Une différence positive

Quand un enfant rêve, il devient différent, ce n'est plus celui qui s'applique en classe, qui joue dans la cour ou qui participe chez lui à la vie de la maison, il devient Le Rêveur. Il peut tout diriger, il ne doit plus se soumettre aux injonctions des adultes qui en ont le droit, tandis qu'il a le devoir d'obéir. Il dirige à son gré les protagonistes, les événements, il choisit le décor selon son goût, il apprécie le bonheur d'une liberté absolue, il évolue avec une aisance confondante, lui qui s'embrouille si souvent dans les gestes les plus ordinaires, il est le chef d'orchestre d'une symphonie qui constitue à elle seule tout un univers.

Il est tellement tentant de basculer dans ces mondes plus joyeux, plus animés et plus divertissants qu'il faut une grande force de caractère pour résister à cet attrait, mais l'enfant doué, réaliste et raisonnable, sait que ce sont les données enseignées en classe qui fournissent les éléments nourrissant ses rêves. Ce n'est pas seulement dans les livres, c'est aussi dans ce savoir immense, dont il reçoit quelques bribes, qu'il va puiser son inspiration.
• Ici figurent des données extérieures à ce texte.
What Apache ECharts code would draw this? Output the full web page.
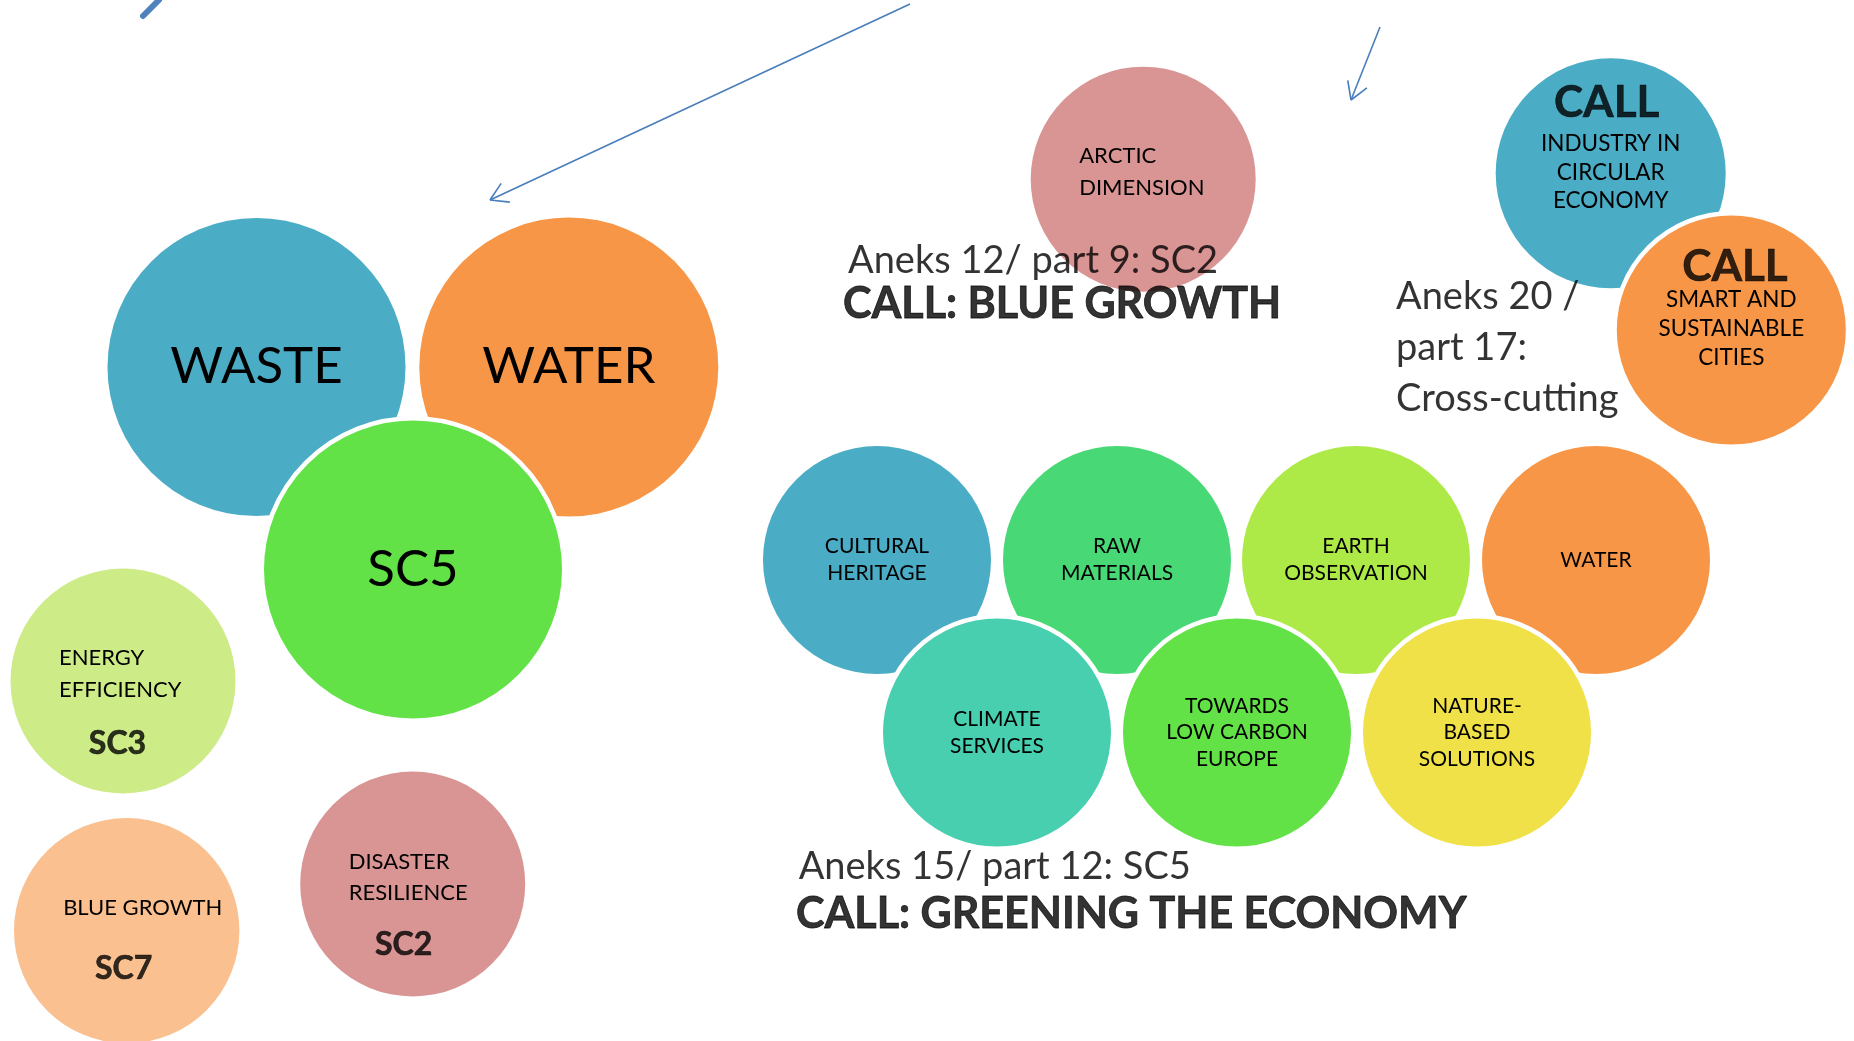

Le rêve n'a d'attrait que parce qu'il fournit des échappées, mais ce plaisir reste virtuel, ce n'est pas lui qui donne une réalité aux câlins, aux histoires racontées le soir, aux fou-rires entre copains, aux jeux, aux gâteaux d'anniversaire, aux activités où il faut se dépasser, aux victoires durement remportées sur un obstacle particulièrement ardu, à la joie d'accéder à plus d'habileté, plus de science, plus d'autonomie… Le rêve est une nécessité, il enjolive l'existence, il ne la constitue pas.

Conseils : admettre qu'un enfant a besoin de rêver, le rêve contribue à l'édification de sa personnalité, mais on peut aussi lui expliquer les inconvénients d'y chercher trop souvent refuge, il doit se préparer à construire sa vie et goûter aussi aux joies concrètes et essentielles de l'existence.